Während jede Dividende eine Form der Gewinnverteilung ist, ist nicht jede Gewinnverteilung eine Dividende. In einer GmbH zum Beispiel wird von "Ausschüttungen" gesprochen, die ebenfalls eine Form der Gewinnverteilung darstellen, aber nicht als Dividenden bezeichnet werden, da es keine Aktien im klassischen Sinne gibt.
FAQs
1. Wer entscheidet über die Gewinnverteilung in einem Unternehmen?
Die Entscheidung über die Gewinnverteilung hängt von der Rechtsform des Unternehmens ab. Bei Aktiengesellschaften entscheidet die Hauptversammlung auf Vorschlag des Vorstands über die Ausschüttungspolitik und die Höhe der Dividenden. In einer GmbH treffen die Gesellschafter diese Entscheidung, oft basierend auf den Regelungen im Gesellschaftsvertrag.
2. Muss ein Unternehmen immer Gewinne ausschütten, wenn es welche macht?
Nein, ein Unternehmen muss Gewinne nicht zwingend ausschütten. Es kann beschließen, Gewinne vollständig oder teilweise einzubehalten, um Rücklagen zu bilden, Schulden zu tilgen, in zukünftige Projekte zu Investitionen oder zur Stärkung des Eigenkapitals zu nutzen. Diese Entscheidung hängt von der Unternehmensstrategie, der finanziellen Lage und den Markterwartungen ab.
3. Welche Faktoren beeinflussen die Höhe der Gewinnverteilung?

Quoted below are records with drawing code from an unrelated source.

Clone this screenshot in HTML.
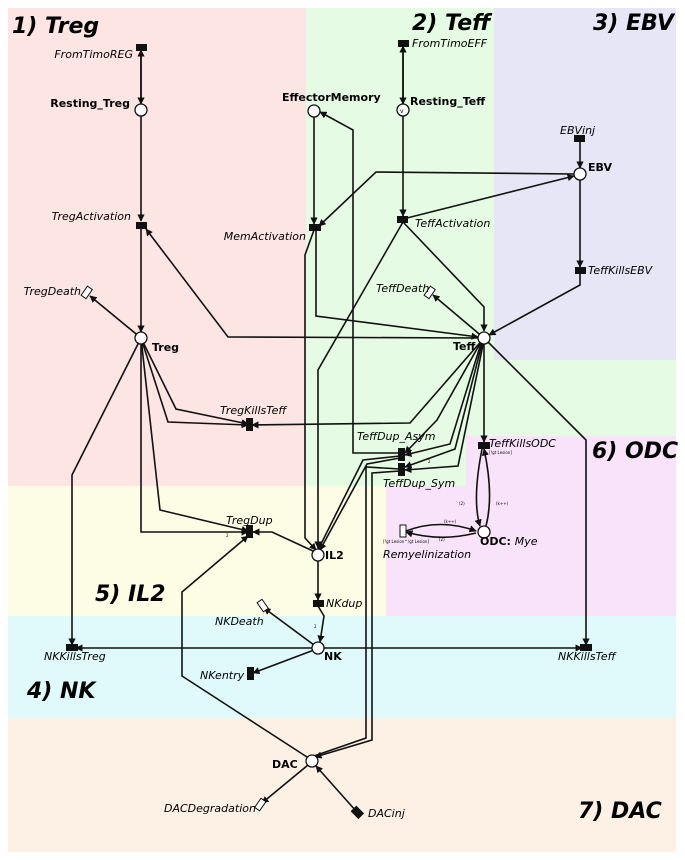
<!DOCTYPE html>
<html><head><meta charset="utf-8"><style>
html,body{margin:0;padding:0;background:#fff}
svg{display:block}
text{font-family:"DejaVu Sans","Liberation Sans",sans-serif}
.t{font-size:11px;font-style:italic}
.b{font-size:11px;font-weight:bold}
.h{font-size:22px;font-weight:bold;font-style:italic}
.e{fill:none;stroke:#111;stroke-width:1.6}
.s{font-size:4px}
</style></head><body>
<svg width="685" height="860" viewBox="0 0 685 860" xmlns="http://www.w3.org/2000/svg">
<defs>
<marker id="a" viewBox="0 0 10 10" refX="9" refY="5" markerWidth="4.5" markerHeight="4.5" orient="auto"><path d="M0,0L10,5L0,10z" fill="#111"/></marker>
</defs>
<rect width="685" height="860" fill="#fff"/>
<rect x="8" y="8" width="298" height="478" fill="#fde5e3"/>
<rect x="306" y="8" width="370" height="428" fill="#e5fbe3"/>
<rect x="494" y="8" width="182" height="352" fill="#e6e6f6"/>
<rect x="8" y="486" width="378" height="130" fill="#fdfde6"/>
<rect x="386" y="436" width="290" height="180" fill="#f9e3fb"/>
<rect x="306" y="436" width="160" height="50" fill="#e5fbe3"/>
<rect x="8" y="616" width="668" height="102" fill="#e0fafb"/>
<rect x="8" y="718" width="668" height="134" fill="#fdf1e6"/>
<text class="h" x="12" y="33">1) Treg</text>
<text class="h" x="412" y="30">2) Teff</text>
<text class="h" x="593" y="30">3) EBV</text>
<text class="h" x="592" y="458">6) ODC</text>
<text class="h" x="95" y="601">5) IL2</text>
<text class="h" x="27" y="698">4) NK</text>
<text class="h" x="578" y="818">7) DAC</text>
<g class="e">
<path d="M141,104V50" marker-end="url(#a)"/>
<path d="M141,54V104" marker-end="url(#a)"/>
<path d="M141,116V221" marker-end="url(#a)"/>
<path d="M141,228V332" marker-end="url(#a)"/>
<path d="M141,338L90,296" marker-end="url(#a)"/>
<path d="M478,338L228,337L146,229" marker-end="url(#a)"/>
<path d="M403,104V46" marker-end="url(#a)"/>
<path d="M403,48V104" marker-end="url(#a)"/>
<path d="M403,116V216" marker-end="url(#a)"/>
<path d="M403,219L574,176" marker-end="url(#a)"/>
<path d="M403,222L484,307L484,331" marker-end="url(#a)"/>
<path d="M403,222L318,370L318,548" marker-end="url(#a)"/>
<path d="M314,117V224" marker-end="url(#a)"/>
<path d="M316,230V316L478,337" marker-end="url(#a)"/>
<path d="M574,174L376,172L319,226" marker-end="url(#a)"/>
<path d="M314,230L305,255V538L316,550" marker-end="url(#a)"/>
<path d="M402,453H353V130L320,112" marker-end="url(#a)"/>
<path d="M580,141V168" marker-end="url(#a)"/>
<path d="M580,180V267" marker-end="url(#a)"/>
<path d="M580,273V285L489,335" marker-end="url(#a)"/>
<path d="M484,338L433,295" marker-end="url(#a)"/>
<path d="M141,338L176,409L248,424" marker-end="url(#a)"/>
<path d="M141,338L168,422L248,425" marker-end="url(#a)"/>
<path d="M484,338L410,423L252,425" marker-end="url(#a)"/>
<path d="M141,338V532H248" marker-end="url(#a)"/>
<path d="M141,338L160,510L248,531" marker-end="url(#a)"/>
<path d="M313,551L272,532L253,532" marker-end="url(#a)"/>
<path d="M141,338L72,475V645" marker-end="url(#a)"/>
<path d="M312,648H76" marker-end="url(#a)"/>
<path d="M324,648H582" marker-end="url(#a)"/>
<path d="M484,338L586,440V645" marker-end="url(#a)"/>
<path d="M484,338V442" marker-end="url(#a)"/>
<path d="M482,449Q472,500 480,526" marker-end="url(#a)"/>
<path d="M486,526Q494,495 484,449" marker-end="url(#a)"/>
<path d="M406,531Q440,518 476,531" marker-end="url(#a)"/>
<path d="M476,533Q440,542 406,532" marker-end="url(#a)"/>
<path d="M482,340L437,420L405,453" marker-end="url(#a)"/>
<path d="M482,340L450,444L405,455" marker-end="url(#a)"/>
<path d="M483,340L455,449L405,467" marker-end="url(#a)"/>
<path d="M484,340L458,466L405,470" marker-end="url(#a)"/>
<path d="M400,456L363,460L318,550" marker-end="url(#a)"/>
<path d="M400,458L367,464L320,550" marker-end="url(#a)"/>
<path d="M400,471L372,473V740L315,757" marker-end="url(#a)"/>
<path d="M400,469L366,467V738L314,756"/>
<path d="M307,757L182,676V592L248,536" marker-end="url(#a)"/>
<path d="M308,765L262,803" marker-end="url(#a)"/>
<path d="M356,811L316,766" marker-end="url(#a)"/>
<path d="M318,561V600" marker-end="url(#a)"/>
<path d="M318,606L324,616L320,642" marker-end="url(#a)"/>
<path d="M314,645L264,608" marker-end="url(#a)"/>
<path d="M314,650L253,673" marker-end="url(#a)"/>
</g>
<g fill="#fff" stroke="#111" stroke-width="1.3">
<circle cx="141" cy="110" r="6"/>
<circle cx="141" cy="338" r="6"/>
<circle cx="314" cy="111" r="6"/>
<circle cx="403" cy="110" r="6"/>
<circle cx="580" cy="174" r="6"/>
<circle cx="484" cy="338" r="6"/>
<circle cx="484" cy="532" r="6"/>
<circle cx="318" cy="555" r="6"/>
<circle cx="318" cy="648" r="6"/>
<circle cx="312" cy="761" r="6"/>
</g>
<text x="400" y="113" font-size="6">v</text>
<g fill="#111">
<rect x="136" y="44" width="11" height="7"/>
<rect x="136" y="222" width="11" height="7"/>
<rect x="398" y="40" width="11" height="7"/>
<rect x="574" y="135" width="11" height="7"/>
<rect x="309" y="224" width="12" height="7"/>
<rect x="397" y="216" width="11" height="7"/>
<rect x="575" y="267" width="11" height="7"/>
<rect x="246" y="418" width="7" height="13"/>
<rect x="398" y="448" width="7" height="13"/>
<rect x="398" y="463" width="7" height="13"/>
<rect x="478" y="442" width="12" height="7"/>
<rect x="246" y="525" width="7" height="13"/>
<rect x="313" y="600" width="11" height="7"/>
<rect x="66" y="644" width="12" height="7"/>
<rect x="580" y="644" width="12" height="7"/>
<rect x="247" y="667" width="7" height="13"/>
<rect x="353" y="807" width="8" height="11" transform="rotate(-45 357 812)"/>
</g>
<g fill="#fff" stroke="#111" stroke-width="1">
<rect x="84" y="287" width="6" height="11" transform="rotate(35 87 292)"/>
<rect x="427" y="287" width="6" height="11" transform="rotate(35 430 292)"/>
<rect x="400" y="525" width="6" height="12"/>
<rect x="260" y="600" width="6" height="11" transform="rotate(-35 263 606)"/>
<rect x="257" y="799" width="6" height="11" transform="rotate(35 260 805)"/>
</g>
<text class="t" x="133" y="58" text-anchor="end">FromTimoREG</text>
<text class="b" x="130" y="107" text-anchor="end">Resting_Treg</text>
<text class="t" x="131" y="220" text-anchor="end">TregActivation</text>
<text class="t" x="81" y="295" text-anchor="end">TregDeath</text>
<text class="b" x="152" y="351">Treg</text>
<text class="b" x="282" y="101">EffectorMemory</text>
<text class="b" x="410" y="105">Resting_Teff</text>
<text class="t" x="412" y="47">FromTimoEFF</text>
<text class="t" x="560" y="134">EBVinj</text>
<text class="b" x="588" y="171">EBV</text>
<text class="t" x="306" y="240" text-anchor="end">MemActivation</text>
<text class="t" x="415" y="227">TeffActivation</text>
<text class="t" x="588" y="274">TeffKillsEBV</text>
<text class="t" x="376" y="292">TeffDeath</text>
<text class="b" x="453" y="350">Teff</text>
<text class="t" x="220" y="414">TregKillsTeff</text>
<text class="t" x="357" y="440">TeffDup_Asym</text>
<text class="t" x="383" y="487">TeffDup_Sym</text>
<text class="t" x="489" y="447">TeffKillsODC</text>
<text class="b" x="480" y="545">ODC: <tspan font-weight="normal" font-style="italic">Mye</tspan></text>
<text class="t" x="383" y="558">Remyelinization</text>
<text class="t" x="226" y="524">TregDup</text>
<text class="b" x="325" y="559">IL2</text>
<text class="t" x="326" y="607">NKdup</text>
<text class="t" x="215" y="625">NKDeath</text>
<text class="b" x="324" y="660">NK</text>
<text class="t" x="44" y="660">NKKillsTreg</text>
<text class="t" x="558" y="660">NKKillsTeff</text>
<text class="t" x="200" y="679">NKentry</text>
<text class="b" x="272" y="768">DAC</text>
<text class="t" x="164" y="812">DACDegradation</text>
<text class="t" x="368" y="817">DACinj</text>
<text class="s" x="489" y="454">[!gt Lesion]</text>
<text class="s" x="459" y="505">(2)</text>
<text class="s" x="496" y="505">(k++)</text>
<text class="s" x="444" y="523">(k++)</text>
<text class="s" x="439" y="541">(2)</text>
<text class="s" x="383" y="543">[!gt Lesion^!gt Lesion]</text>
<text class="s" x="428" y="463">2</text>
<text class="s" x="226" y="537">2</text>
<text class="s" x="314" y="628">2</text>
</svg>
</body></html>
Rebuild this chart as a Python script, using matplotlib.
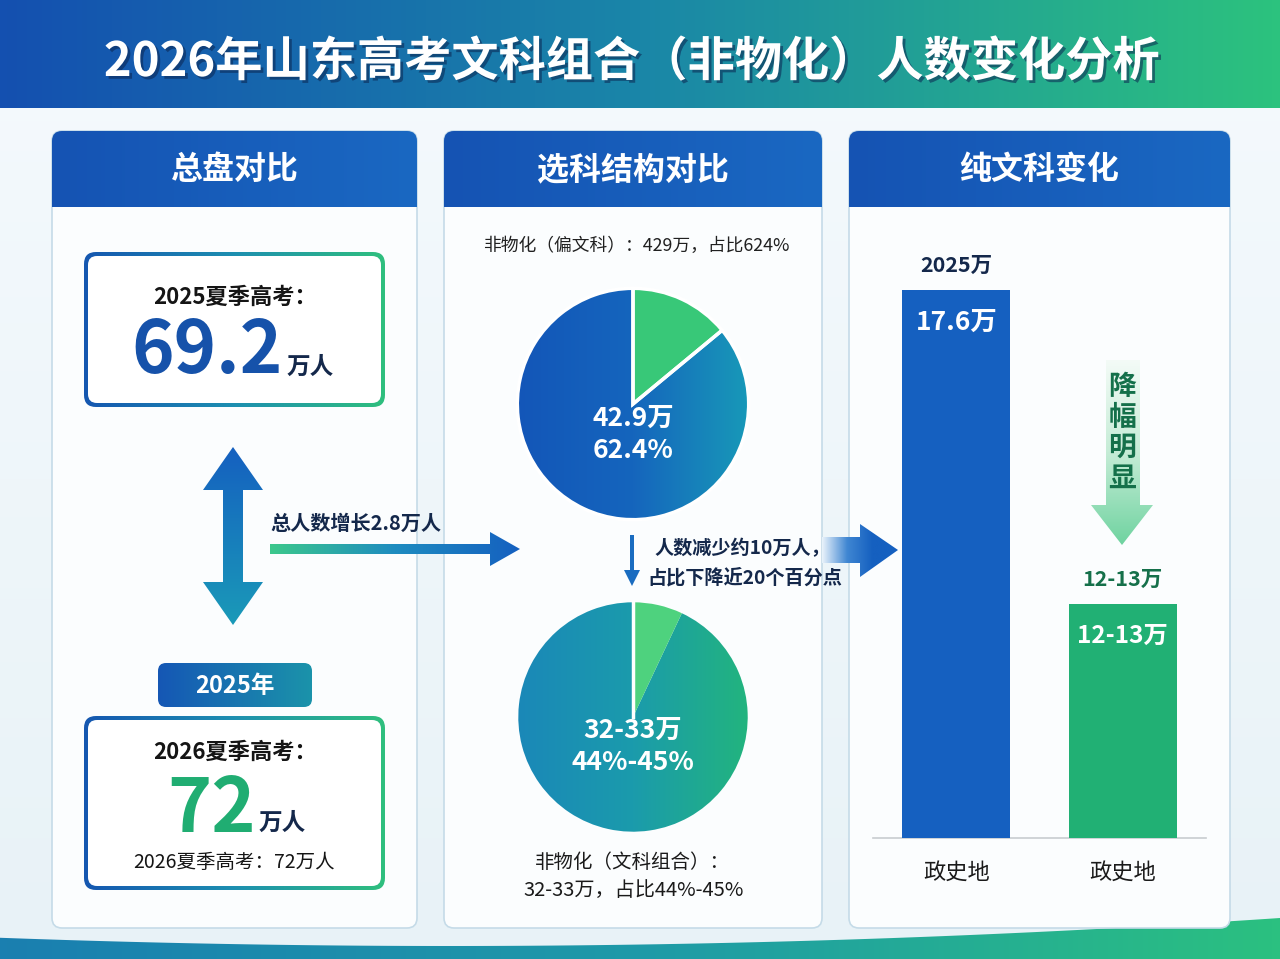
import numpy as np
import matplotlib
matplotlib.use("Agg")
import matplotlib.pyplot as plt
from matplotlib.patches import FancyBboxPatch, Polygon
from matplotlib.colors import LinearSegmentedColormap
import matplotlib.patheffects as pe

plt.rcParams["font.family"] = ["Noto Sans CJK SC", "DejaVu Sans"]

# data
title = "2026年山东高考文科组合（非物化）人数变化分析"
panel_titles = ["总盘对比", "选科结构对比", "纯文科变化"]
total_2025 = "69.2"
total_2026 = "72"
growth_text = "总人数增长2.8万人"
pie_2025_shares = [14, 86]
pie_2025_label = "42.9万\n62.4%"
pie_2026_shares = [7, 93]
pie_2026_label = "32-33万\n44%-45%"
bar_cats = ["政史地", "政史地"]
bar_values = [17.6, 12.5]
bar_inner = ["17.6万", "12-13万"]
bar_top = ["2025万", "12-13万"]

NAVY = "#14284b"
BLUE = "#1560c0"
GREEN = "#20ad72"


def grad(ax, extent, colors, horizontal=True, clip=None, zorder=1):
    cmap = LinearSegmentedColormap.from_list("g", colors)
    g = np.linspace(0, 1, 256)
    arr = g[None, :] if horizontal else g[:, None]
    im = ax.imshow(arr, cmap=cmap, extent=extent, aspect="auto", origin="upper",
                   zorder=zorder, interpolation="bilinear")
    if clip is not None:
        im.set_clip_path(clip)
    return im


fig = plt.figure(figsize=(12.8, 9.59), dpi=100)
ax = fig.add_axes([0, 0, 1, 1])
ax.axis("off")

# page background + banner
grad(ax, (0, 1280, 959, 0), ["#f5fafd", "#e8f2f7"], horizontal=False, zorder=0)
grad(ax, (0, 1280, 108, 0), ["#1450b0", "#1a86a8", "#2cc27e"], zorder=1)
ax.text(632, 62, title, color="white", fontsize=34, fontweight="bold", ha="center", va="center",
        zorder=5, path_effects=[pe.withSimplePatchShadow(offset=(2, -2), shadow_rgbFace="#0b2550", alpha=0.55)])

# bottom wave
xs = np.linspace(0, 1280, 100)
ys = 946 - 28 * ((xs - 450) / 830) ** 2
wave = Polygon(np.column_stack([np.r_[xs, 1280, 0], np.r_[ys, 959, 959]]), closed=True,
               fc="none", ec="none", transform=ax.transData)
ax.add_patch(wave)
grad(ax, (0, 1280, 959, 910), ["#1a7fb0", "#1e9aa8", "#2bc080"], clip=wave, zorder=1)

# panels
panels = [(52, 417), (444, 822), (849, 1230)]
for (x0, x1), t in zip(panels, panel_titles):
    p = FancyBboxPatch((x0, 131), x1 - x0, 928 - 131, boxstyle="round,pad=0,rounding_size=10",
                       fc="#fbfdfe", ec="#c5dbe8", lw=1.2, zorder=2)
    ax.add_patch(p)
    grad(ax, (x0, x1, 207, 131), ["#1553b3", "#1a68c2"], clip=p, zorder=3)
    ax.text((x0 + x1) / 2, 170, t, color="white", fontsize=23, fontweight="bold",
            ha="center", va="center", zorder=5)


def grad_box(x0, y0, x1, y1):
    outer = FancyBboxPatch((x0, y0), x1 - x0, y1 - y0, boxstyle="round,pad=0,rounding_size=12",
                           fc="none", ec="none", zorder=3)
    ax.add_patch(outer)
    grad(ax, (x0, x1, y1, y0), ["#1557b0", "#1d8fb0", "#2fbf7e"], clip=outer, zorder=3)
    inner = FancyBboxPatch((x0 + 4, y0 + 4), x1 - x0 - 8, y1 - y0 - 8,
                           boxstyle="round,pad=0,rounding_size=9", fc="white", ec="none", zorder=4)
    ax.add_patch(inner)


# panel 1
grad_box(84, 252, 385, 407)
ax.text(235, 297, "2025夏季高考：", fontsize=16, fontweight="bold", color="#151515",
        ha="center", va="center", zorder=5)
ax.text(283, 352, total_2025, fontsize=52, fontweight="bold", color="#1652aa",
        ha="right", va="center", zorder=5)
ax.text(287, 367, "万人", fontsize=17, fontweight="bold", color=NAVY, ha="left", va="center", zorder=5)

varrow = Polygon([(233, 447), (263, 490), (243, 490), (243, 582), (263, 582), (233, 625),
                  (203, 582), (223, 582), (223, 490), (203, 490)], closed=True,
                 fc="none", ec="none", zorder=4)
ax.add_patch(varrow)
grad(ax, (200, 266, 625, 447), ["#1560c0", "#1a9ab8"], horizontal=False, clip=varrow, zorder=4)

ax.text(270, 523, growth_text, fontsize=14.5, fontweight="bold", color=NAVY,
        ha="left", va="center", zorder=5)
harrow = Polygon([(270, 544), (490, 544), (490, 532), (520, 549), (490, 566), (490, 554), (270, 554)],
                 closed=True, fc="none", ec="none", zorder=4)
ax.add_patch(harrow)
grad(ax, (270, 520, 566, 532), ["#3cc88c", "#1e8cc0", "#1560c0"], clip=harrow, zorder=4)

pill = FancyBboxPatch((158, 663), 154, 44, boxstyle="round,pad=0,rounding_size=8",
                      fc="none", ec="none", zorder=4)
ax.add_patch(pill)
grad(ax, (158, 312, 707, 663), ["#1557b5", "#1b93aa"], clip=pill, zorder=4)
ax.text(235, 686, "2025年", fontsize=17, fontweight="bold", color="white",
        ha="center", va="center", zorder=5)

grad_box(84, 716, 385, 890)
ax.text(235, 752, "2026夏季高考：", fontsize=16, fontweight="bold", color="#151515",
        ha="center", va="center", zorder=5)
ax.text(256, 810, total_2026, fontsize=54, fontweight="bold", color=GREEN,
        ha="right", va="center", zorder=5)
ax.text(259, 823, "万人", fontsize=17, fontweight="bold", color=NAVY, ha="left", va="center", zorder=5)
ax.text(234, 862, "2026夏季高考：72万人", fontsize=14, color="#151515",
        ha="center", va="center", zorder=5)

# panel 2
ax.text(636, 246, "非物化（偏文科）：429万，占比624%", fontsize=12.8, color="#202020",
        ha="center", va="center", zorder=5)
ax.text(654, 549, "人数减少约10万人，", fontsize=13.8, fontweight="bold", color=NAVY,
        ha="left", va="center", zorder=5)
ax.text(647, 578, "占比下降近20个百分点", fontsize=13.8, fontweight="bold", color=NAVY,
        ha="left", va="center", zorder=5)
darrow = Polygon([(630, 535), (634, 535), (634, 570), (640, 570), (632, 586), (624, 570), (630, 570)],
                 closed=True, fc="#1a6cc0", ec="none", zorder=5)
ax.add_patch(darrow)
rarrow = Polygon([(822, 537), (860, 537), (860, 524), (898, 550), (860, 577), (860, 563), (822, 563)],
                 closed=True, fc="none", ec="none", zorder=6)
ax.add_patch(rarrow)
grad(ax, (822, 898, 577, 524), ["#eaf3fb", "#3f86d2", "#1560c0", "#1560c0"], clip=rarrow, zorder=6)
ax.text(632, 863, "非物化（文科组合）：", fontsize=14, color="#1a1a1a", ha="center", va="center", zorder=5)
ax.text(634, 890, "32-33万，占比44%-45%", fontsize=14.5, color="#1a1a1a", ha="center", va="center", zorder=5)

# panel 3: decrease arrow
sarrow = Polygon([(1106, 360), (1140, 360), (1140, 505), (1153, 505), (1122, 545), (1091, 505), (1106, 505)],
                 closed=True, fc="none", ec="none", zorder=4)
ax.add_patch(sarrow)
grad(ax, (1090, 1154, 545, 360), ["#f4fbf7", "#c5ecd6", "#6fd3a0"], horizontal=False, clip=sarrow, zorder=4)
for i, ch in enumerate("降幅明显"):
    ax.text(1122, 387 + i * 30.5, ch, fontsize=20, fontweight="bold", color="#14704a",
            ha="center", va="center", zorder=5)
ax.plot([873, 1206], [838, 838], color="#c8ccd0", lw=1.2, zorder=5)

ax.set_xlim(0, 1280)
ax.set_ylim(959, 0)


def px_axes(x0, y0, x1, y1):
    return fig.add_axes([x0 / 1280, (959 - y1) / 959, (x1 - x0) / 1280, (y1 - y0) / 959])


# pies
def draw_pie(cx, cy, r, shares, small_color, main_colors, label, white_edges):
    pa = px_axes(cx - r, cy - r, cx + r, cy + r)
    wedges, _ = pa.pie(shares, startangle=90, counterclock=False, colors=[small_color, "none"],
                       wedgeprops=dict(edgecolor="white" if white_edges else "none",
                                       linewidth=2.5 if white_edges else 0))
    pa.set_xlim(-1.02, 1.02)
    pa.set_ylim(-1.02, 1.02)
    im = pa.imshow(np.linspace(0, 1, 256)[None, :],
                   cmap=LinearSegmentedColormap.from_list("p", main_colors),
                   extent=(-1, 1, -1, 1), aspect="auto", zorder=0, interpolation="bilinear")
    im.set_clip_path(wedges[1])
    if not white_edges:
        pa.plot([0, 0], [0, 1], color="white", lw=2.5, zorder=3)
    pa.text(0, -0.26, label, fontsize=19, fontweight="bold", color="white", ha="center",
            va="center", linespacing=1.25, zorder=4)
    pa.axis("off")
    pa.patch.set_alpha(0)


draw_pie(633, 404, 118, pie_2025_shares, "#38c878", ["#1356b8", "#1565bd", "#1899b8"],
         pie_2025_label, True)
draw_pie(633, 717, 117, pie_2026_shares, "#4ed27e", ["#1a88b8", "#1b9bac", "#22b47e"],
         pie_2026_label, False)

# bars
bx = px_axes(873, 240, 1206, 838)
pos = np.arange(len(bar_values))
bars = bx.bar(pos, bar_values, width=0.65, color=[BLUE, "#21b074"], zorder=2)
bx.set_xlim(-0.5, 1.5)
bx.set_ylim(8.7, 18.41)
bx.axis("off")
bx.patch.set_alpha(0)
for i, v in enumerate(bar_values):
    bx.annotate(bar_inner[i], (i, v), xytext=(0, -23), textcoords="offset points", ha="center",
                va="center", fontsize=19 if i == 0 else 17.5, fontweight="bold", color="white")
    bx.annotate(bar_top[i], (i, v), xytext=(0, 18), textcoords="offset points", ha="center",
                va="center", fontsize=15.5, fontweight="bold", color=NAVY if i == 0 else "#15704a")
    bx.annotate(bar_cats[i], (i, 8.7), xytext=(0, -25), textcoords="offset points", ha="center",
                va="center", fontsize=16, color="#1a1a1a", annotation_clip=False)

fig.savefig("out.png", dpi=100)
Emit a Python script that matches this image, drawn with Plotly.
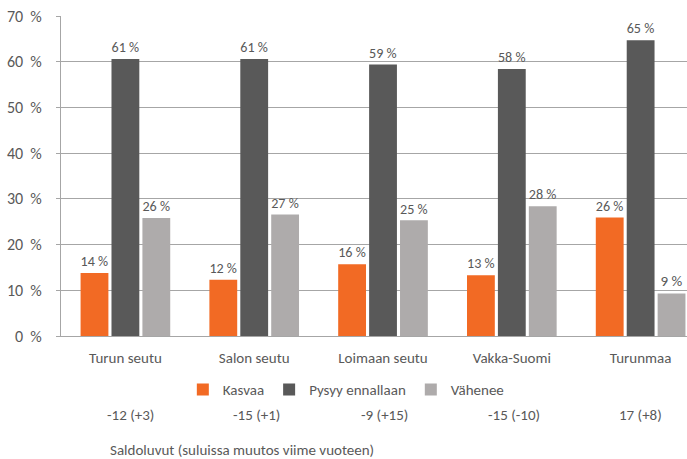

Mehrere Faktoren beeinflussen die Höhe der Gewinnverteilung, darunter der erzielte Jahresüberschuss, gesetzliche Vorschriften und satzungsmäßige Vorgaben zur Bildung von Rücklagen, die aktuelle Liquidität des Unternehmens (gemessen am Cashflow), die zukünftigen Investitionsbedarfe und die Erwartungen der Anteilseigner. Auch die allgemeine Wirtschaftslage und branchenspezifische Entwicklungen spielen eine Rolle.